Data for processing ->

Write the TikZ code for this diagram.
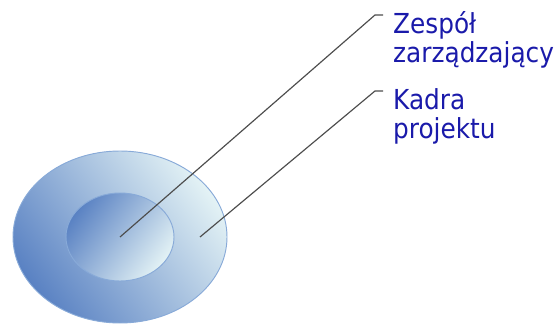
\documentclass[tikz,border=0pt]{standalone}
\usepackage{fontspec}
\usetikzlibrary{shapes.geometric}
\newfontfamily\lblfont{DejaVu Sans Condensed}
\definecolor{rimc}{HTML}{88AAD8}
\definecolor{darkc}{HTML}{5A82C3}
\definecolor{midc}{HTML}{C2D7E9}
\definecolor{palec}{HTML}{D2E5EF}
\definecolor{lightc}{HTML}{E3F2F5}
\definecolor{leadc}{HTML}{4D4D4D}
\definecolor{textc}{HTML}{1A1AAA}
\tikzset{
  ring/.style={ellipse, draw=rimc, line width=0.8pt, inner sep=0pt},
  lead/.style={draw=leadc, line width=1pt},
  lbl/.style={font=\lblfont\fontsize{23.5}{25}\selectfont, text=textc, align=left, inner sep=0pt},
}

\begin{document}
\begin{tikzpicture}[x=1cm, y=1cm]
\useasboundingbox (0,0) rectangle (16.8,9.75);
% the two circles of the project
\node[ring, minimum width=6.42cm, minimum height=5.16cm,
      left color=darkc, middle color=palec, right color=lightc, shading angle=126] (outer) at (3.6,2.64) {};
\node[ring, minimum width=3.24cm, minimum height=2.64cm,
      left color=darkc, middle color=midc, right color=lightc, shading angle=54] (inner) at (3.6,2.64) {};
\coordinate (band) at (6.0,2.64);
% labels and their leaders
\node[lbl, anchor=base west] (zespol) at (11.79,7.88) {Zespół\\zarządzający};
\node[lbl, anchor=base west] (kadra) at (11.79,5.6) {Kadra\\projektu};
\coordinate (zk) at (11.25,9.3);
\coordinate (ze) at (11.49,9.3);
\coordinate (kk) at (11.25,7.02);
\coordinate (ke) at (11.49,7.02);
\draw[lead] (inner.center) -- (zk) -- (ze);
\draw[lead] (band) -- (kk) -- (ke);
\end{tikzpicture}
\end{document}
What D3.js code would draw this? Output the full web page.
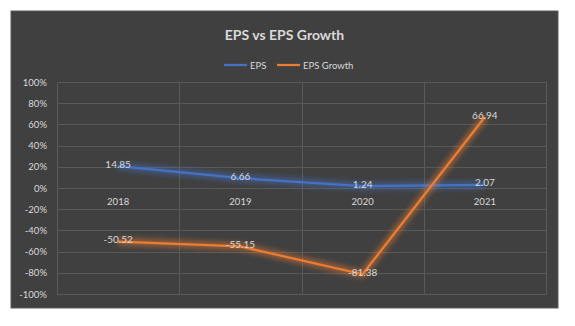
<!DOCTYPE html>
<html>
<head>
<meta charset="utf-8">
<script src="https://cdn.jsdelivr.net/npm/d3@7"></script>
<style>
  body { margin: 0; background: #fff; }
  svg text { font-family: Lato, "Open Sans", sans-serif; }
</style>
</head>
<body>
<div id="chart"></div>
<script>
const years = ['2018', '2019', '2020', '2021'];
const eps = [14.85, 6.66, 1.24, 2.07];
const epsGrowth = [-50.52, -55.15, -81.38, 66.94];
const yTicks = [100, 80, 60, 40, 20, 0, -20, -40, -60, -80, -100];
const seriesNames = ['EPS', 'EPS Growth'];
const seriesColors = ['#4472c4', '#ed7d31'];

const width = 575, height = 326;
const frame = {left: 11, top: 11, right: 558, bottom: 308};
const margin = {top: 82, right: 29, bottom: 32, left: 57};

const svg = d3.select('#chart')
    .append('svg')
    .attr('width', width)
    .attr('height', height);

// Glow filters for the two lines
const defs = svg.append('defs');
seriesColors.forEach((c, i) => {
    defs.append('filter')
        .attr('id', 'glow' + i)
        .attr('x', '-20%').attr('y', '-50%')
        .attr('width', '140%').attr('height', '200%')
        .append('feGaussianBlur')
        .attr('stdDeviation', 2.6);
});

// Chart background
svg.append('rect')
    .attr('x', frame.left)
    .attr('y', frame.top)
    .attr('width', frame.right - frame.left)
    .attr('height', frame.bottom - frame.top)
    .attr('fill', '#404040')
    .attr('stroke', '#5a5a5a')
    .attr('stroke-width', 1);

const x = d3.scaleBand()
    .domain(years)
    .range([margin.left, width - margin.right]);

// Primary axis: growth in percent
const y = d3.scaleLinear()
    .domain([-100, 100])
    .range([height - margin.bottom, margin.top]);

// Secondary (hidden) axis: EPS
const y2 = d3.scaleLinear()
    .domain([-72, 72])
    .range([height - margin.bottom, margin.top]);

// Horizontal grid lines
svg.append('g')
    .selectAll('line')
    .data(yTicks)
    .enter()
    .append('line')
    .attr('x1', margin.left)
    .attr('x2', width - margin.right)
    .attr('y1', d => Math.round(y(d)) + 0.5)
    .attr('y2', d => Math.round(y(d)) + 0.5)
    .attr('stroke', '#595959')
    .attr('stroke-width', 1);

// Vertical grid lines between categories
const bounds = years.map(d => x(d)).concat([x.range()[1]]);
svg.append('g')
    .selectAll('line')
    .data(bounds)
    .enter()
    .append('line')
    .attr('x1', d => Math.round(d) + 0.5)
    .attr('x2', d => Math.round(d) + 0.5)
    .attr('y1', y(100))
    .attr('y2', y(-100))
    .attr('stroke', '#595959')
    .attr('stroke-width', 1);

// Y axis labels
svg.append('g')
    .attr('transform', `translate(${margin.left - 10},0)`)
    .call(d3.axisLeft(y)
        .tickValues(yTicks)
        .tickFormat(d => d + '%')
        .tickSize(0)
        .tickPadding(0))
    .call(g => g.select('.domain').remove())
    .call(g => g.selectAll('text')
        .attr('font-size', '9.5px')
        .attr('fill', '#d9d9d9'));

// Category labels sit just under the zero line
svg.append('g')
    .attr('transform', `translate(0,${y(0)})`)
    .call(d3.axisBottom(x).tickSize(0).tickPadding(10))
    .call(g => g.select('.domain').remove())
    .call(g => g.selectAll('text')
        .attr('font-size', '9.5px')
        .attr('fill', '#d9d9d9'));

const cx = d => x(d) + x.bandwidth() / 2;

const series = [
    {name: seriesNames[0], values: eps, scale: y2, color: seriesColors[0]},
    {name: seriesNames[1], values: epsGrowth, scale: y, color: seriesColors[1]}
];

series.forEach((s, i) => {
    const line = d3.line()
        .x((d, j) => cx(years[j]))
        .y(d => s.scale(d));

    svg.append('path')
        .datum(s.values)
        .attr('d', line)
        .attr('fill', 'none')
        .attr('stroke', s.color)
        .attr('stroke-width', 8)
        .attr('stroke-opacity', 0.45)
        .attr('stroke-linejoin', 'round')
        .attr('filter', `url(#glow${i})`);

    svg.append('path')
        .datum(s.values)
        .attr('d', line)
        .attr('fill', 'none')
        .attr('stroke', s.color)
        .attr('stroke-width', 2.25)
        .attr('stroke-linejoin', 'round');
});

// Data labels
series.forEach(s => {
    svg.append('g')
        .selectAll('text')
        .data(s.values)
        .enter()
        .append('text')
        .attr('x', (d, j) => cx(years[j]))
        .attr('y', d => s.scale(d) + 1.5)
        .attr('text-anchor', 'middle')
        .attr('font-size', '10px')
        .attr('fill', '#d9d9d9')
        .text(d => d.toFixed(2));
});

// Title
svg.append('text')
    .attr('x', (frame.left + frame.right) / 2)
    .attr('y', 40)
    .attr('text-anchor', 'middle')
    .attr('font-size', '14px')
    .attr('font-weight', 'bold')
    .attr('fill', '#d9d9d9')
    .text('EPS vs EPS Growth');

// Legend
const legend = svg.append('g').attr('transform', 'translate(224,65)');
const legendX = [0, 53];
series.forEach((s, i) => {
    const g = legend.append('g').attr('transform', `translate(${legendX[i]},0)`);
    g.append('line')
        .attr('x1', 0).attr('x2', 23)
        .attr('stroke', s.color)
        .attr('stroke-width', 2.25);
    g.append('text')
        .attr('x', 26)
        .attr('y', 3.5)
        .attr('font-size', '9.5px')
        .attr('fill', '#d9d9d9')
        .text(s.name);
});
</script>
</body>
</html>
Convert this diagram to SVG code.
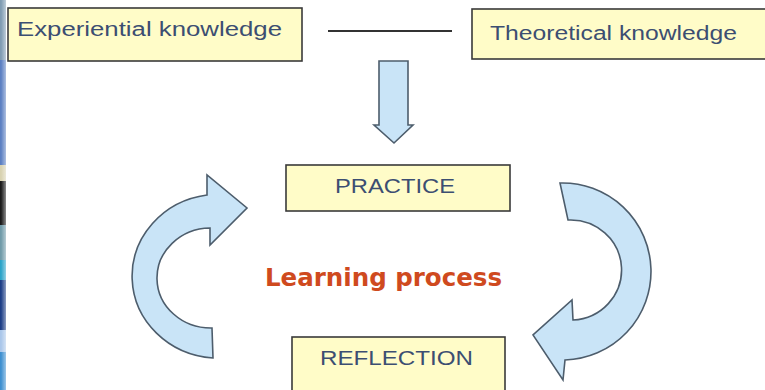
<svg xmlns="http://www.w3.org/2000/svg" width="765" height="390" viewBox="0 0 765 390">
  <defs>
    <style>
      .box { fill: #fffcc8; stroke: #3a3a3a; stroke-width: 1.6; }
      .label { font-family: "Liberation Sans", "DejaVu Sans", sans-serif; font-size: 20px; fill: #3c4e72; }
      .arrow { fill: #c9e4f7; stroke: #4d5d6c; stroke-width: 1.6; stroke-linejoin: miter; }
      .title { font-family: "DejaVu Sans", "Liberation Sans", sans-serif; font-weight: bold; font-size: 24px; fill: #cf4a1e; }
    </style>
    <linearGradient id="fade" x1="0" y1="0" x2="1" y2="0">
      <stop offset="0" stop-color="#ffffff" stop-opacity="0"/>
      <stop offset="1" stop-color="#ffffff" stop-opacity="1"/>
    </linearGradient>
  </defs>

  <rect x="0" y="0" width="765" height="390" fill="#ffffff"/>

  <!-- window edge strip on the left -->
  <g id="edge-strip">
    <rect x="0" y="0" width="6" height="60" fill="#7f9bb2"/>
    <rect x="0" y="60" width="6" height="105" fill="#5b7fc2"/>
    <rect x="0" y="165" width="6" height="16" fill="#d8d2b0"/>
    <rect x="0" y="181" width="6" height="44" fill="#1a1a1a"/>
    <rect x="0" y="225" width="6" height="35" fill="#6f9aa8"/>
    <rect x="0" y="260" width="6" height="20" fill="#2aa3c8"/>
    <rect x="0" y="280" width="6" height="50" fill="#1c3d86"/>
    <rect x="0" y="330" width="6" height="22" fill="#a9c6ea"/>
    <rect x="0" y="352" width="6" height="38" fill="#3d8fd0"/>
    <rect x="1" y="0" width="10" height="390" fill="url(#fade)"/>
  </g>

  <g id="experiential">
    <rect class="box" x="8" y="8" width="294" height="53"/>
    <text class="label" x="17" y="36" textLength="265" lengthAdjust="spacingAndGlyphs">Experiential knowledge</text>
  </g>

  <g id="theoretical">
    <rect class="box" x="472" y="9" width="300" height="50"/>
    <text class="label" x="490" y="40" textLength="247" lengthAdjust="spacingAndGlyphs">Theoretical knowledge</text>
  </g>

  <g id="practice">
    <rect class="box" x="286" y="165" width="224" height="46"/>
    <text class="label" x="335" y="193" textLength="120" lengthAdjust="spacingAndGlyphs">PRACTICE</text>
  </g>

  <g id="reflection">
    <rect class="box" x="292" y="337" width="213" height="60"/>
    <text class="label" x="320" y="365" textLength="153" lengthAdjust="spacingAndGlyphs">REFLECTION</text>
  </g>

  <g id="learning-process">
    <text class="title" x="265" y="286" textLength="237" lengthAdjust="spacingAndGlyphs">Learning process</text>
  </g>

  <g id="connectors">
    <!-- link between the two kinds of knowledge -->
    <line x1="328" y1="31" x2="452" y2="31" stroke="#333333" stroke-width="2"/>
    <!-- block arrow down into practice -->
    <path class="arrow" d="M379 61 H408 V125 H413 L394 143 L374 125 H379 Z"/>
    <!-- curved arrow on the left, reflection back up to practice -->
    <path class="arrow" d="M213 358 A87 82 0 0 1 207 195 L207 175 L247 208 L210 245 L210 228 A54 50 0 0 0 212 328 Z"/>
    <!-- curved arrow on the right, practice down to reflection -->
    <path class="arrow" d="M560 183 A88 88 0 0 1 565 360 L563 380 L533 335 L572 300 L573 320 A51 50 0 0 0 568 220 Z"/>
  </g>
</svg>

Directions for this task ->
Which lines contain the word "draw"? Return each of them.

Response to this task ->
  ring/.style={ellipse, draw=rimc, line width=0.8pt, inner sep=0pt},
  lead/.style={draw=leadc, line width=1pt},
\draw[lead] (inner.center) -- (zk) -- (ze);
\draw[lead] (band) -- (kk) -- (ke);
What D3.js code would draw this? Output the full web page.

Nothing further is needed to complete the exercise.